◆ Task: Go over the listing below line by line and tally those containing "code". Give only the tally.
━━━ Input ━━━
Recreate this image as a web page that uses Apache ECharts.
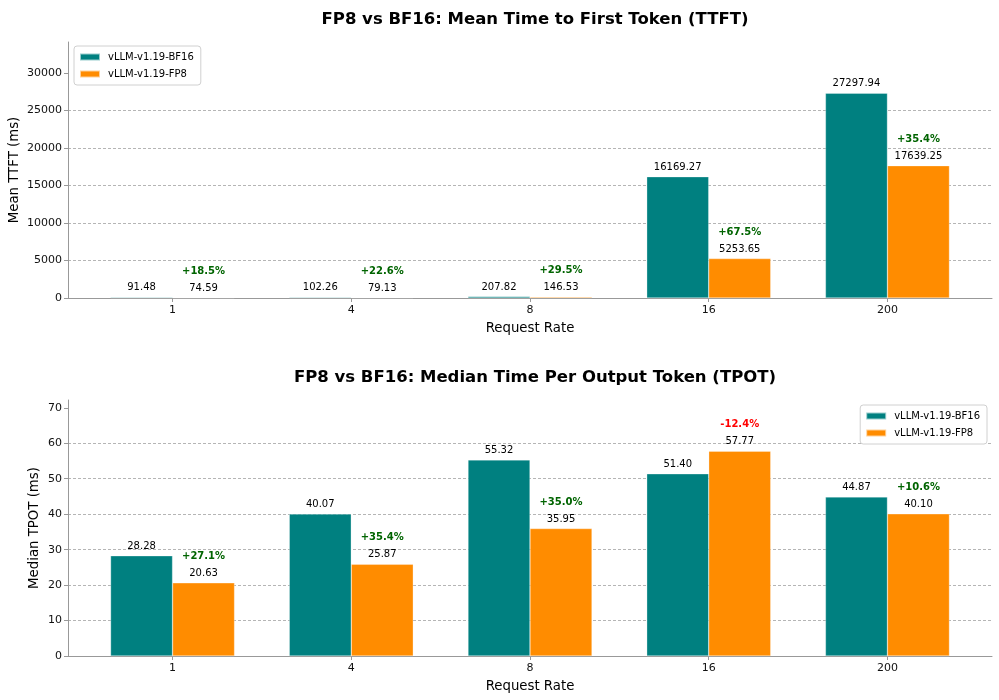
━━━
━━━ Input ━━━
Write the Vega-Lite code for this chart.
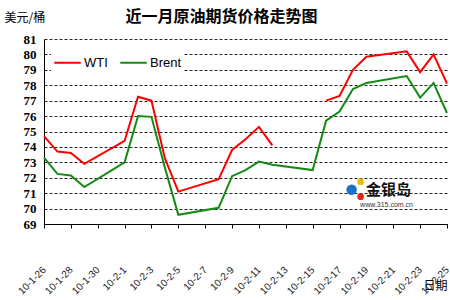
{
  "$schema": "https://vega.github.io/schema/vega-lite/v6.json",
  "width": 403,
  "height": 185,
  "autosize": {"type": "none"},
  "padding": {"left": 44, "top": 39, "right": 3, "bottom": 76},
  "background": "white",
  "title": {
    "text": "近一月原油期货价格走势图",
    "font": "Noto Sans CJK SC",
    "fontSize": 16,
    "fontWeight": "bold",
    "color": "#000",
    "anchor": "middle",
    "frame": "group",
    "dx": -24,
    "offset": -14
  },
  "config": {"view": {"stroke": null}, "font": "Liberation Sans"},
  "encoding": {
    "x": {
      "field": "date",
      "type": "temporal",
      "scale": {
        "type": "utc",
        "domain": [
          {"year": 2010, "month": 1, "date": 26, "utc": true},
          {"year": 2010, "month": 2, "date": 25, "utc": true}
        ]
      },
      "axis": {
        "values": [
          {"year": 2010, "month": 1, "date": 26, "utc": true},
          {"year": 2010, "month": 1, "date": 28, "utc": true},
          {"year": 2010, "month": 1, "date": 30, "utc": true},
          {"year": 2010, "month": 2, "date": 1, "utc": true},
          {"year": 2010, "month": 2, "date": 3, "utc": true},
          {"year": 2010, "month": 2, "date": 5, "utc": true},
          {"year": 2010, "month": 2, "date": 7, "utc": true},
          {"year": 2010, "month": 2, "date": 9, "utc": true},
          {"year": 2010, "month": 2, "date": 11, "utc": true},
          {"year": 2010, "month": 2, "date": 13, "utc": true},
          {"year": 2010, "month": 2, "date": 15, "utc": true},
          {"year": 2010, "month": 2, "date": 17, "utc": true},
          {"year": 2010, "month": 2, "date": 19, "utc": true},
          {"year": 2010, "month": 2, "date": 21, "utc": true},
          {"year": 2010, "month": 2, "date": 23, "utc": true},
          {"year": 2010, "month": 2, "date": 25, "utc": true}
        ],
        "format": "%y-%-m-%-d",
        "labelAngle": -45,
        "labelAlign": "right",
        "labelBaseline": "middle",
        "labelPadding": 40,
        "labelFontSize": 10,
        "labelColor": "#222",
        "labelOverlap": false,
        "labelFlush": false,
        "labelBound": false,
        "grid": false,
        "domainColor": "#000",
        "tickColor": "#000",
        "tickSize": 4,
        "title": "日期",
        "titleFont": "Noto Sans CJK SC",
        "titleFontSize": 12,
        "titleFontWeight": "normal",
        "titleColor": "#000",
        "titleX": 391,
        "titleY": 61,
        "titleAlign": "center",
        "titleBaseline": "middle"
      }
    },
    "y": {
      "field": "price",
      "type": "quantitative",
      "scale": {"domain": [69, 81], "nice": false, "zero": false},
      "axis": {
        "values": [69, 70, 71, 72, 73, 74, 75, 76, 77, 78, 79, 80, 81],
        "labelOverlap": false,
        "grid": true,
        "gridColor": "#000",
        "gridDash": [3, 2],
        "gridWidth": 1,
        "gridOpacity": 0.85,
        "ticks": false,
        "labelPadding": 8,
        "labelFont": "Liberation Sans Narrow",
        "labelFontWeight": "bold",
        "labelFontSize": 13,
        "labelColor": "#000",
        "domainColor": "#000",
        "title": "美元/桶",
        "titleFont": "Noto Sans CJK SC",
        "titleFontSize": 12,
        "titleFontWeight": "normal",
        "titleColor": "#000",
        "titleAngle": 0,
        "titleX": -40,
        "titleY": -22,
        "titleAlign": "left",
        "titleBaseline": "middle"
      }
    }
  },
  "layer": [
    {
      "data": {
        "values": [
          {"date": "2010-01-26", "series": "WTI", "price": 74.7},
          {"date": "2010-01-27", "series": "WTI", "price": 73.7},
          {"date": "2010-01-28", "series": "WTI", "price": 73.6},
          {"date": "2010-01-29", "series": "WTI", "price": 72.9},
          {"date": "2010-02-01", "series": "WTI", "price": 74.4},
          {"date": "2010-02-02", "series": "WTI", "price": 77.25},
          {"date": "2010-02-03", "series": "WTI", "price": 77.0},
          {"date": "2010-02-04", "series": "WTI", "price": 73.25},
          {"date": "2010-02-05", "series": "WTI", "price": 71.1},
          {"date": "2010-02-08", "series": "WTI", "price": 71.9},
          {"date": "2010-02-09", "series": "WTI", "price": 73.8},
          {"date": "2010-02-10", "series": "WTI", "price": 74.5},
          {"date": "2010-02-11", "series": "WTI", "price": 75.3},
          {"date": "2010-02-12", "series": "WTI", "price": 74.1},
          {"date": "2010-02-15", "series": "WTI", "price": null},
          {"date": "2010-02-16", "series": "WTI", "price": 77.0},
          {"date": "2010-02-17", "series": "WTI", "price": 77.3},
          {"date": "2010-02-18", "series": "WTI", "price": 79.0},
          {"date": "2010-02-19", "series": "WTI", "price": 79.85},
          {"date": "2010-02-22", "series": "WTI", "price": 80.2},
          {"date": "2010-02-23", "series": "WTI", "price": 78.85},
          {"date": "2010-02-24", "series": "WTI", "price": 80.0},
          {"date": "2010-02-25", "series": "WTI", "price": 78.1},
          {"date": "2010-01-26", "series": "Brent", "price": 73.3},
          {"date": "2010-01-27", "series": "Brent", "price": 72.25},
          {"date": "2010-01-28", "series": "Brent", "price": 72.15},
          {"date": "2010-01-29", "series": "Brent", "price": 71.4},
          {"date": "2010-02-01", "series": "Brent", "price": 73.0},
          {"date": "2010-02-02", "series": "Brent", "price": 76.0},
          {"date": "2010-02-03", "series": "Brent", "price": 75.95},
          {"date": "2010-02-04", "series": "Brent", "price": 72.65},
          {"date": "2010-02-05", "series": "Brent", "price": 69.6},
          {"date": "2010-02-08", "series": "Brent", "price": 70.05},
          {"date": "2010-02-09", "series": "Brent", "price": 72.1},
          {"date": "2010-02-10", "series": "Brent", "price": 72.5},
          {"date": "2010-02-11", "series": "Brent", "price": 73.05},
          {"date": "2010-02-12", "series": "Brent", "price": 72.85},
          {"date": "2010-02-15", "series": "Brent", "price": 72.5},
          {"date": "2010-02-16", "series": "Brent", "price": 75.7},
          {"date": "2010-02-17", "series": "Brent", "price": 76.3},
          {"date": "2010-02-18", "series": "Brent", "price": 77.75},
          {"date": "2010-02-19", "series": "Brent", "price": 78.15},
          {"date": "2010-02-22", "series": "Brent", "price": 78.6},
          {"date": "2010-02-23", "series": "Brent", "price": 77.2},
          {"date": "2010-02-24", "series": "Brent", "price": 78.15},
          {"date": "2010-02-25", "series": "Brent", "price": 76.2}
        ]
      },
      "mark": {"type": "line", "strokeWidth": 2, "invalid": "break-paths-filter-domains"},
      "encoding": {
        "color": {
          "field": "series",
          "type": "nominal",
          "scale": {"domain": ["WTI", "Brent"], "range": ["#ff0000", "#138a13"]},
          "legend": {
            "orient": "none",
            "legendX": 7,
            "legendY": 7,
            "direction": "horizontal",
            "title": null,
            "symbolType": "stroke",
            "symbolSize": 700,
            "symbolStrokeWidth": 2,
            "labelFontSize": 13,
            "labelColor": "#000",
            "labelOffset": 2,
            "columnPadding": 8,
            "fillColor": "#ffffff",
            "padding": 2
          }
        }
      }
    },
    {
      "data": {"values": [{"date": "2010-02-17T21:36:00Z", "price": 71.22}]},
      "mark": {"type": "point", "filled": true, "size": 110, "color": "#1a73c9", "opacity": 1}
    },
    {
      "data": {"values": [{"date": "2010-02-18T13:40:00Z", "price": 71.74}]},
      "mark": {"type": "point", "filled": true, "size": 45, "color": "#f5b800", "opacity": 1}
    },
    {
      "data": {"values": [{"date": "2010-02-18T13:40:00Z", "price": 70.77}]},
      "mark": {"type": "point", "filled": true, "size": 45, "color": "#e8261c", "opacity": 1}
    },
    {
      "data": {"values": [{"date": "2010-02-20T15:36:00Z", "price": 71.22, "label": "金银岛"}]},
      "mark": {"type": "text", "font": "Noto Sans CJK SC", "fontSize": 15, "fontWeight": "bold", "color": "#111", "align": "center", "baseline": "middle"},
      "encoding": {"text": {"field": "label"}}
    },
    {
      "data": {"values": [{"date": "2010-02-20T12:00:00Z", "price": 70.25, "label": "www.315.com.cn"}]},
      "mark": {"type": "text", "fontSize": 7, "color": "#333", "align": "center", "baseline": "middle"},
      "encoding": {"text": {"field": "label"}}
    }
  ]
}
━━━
━━━ Input ━━━
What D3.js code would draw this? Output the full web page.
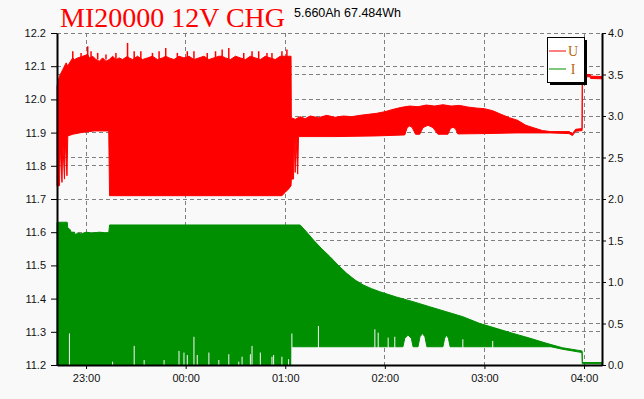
━━━
◆ Exercise result: 2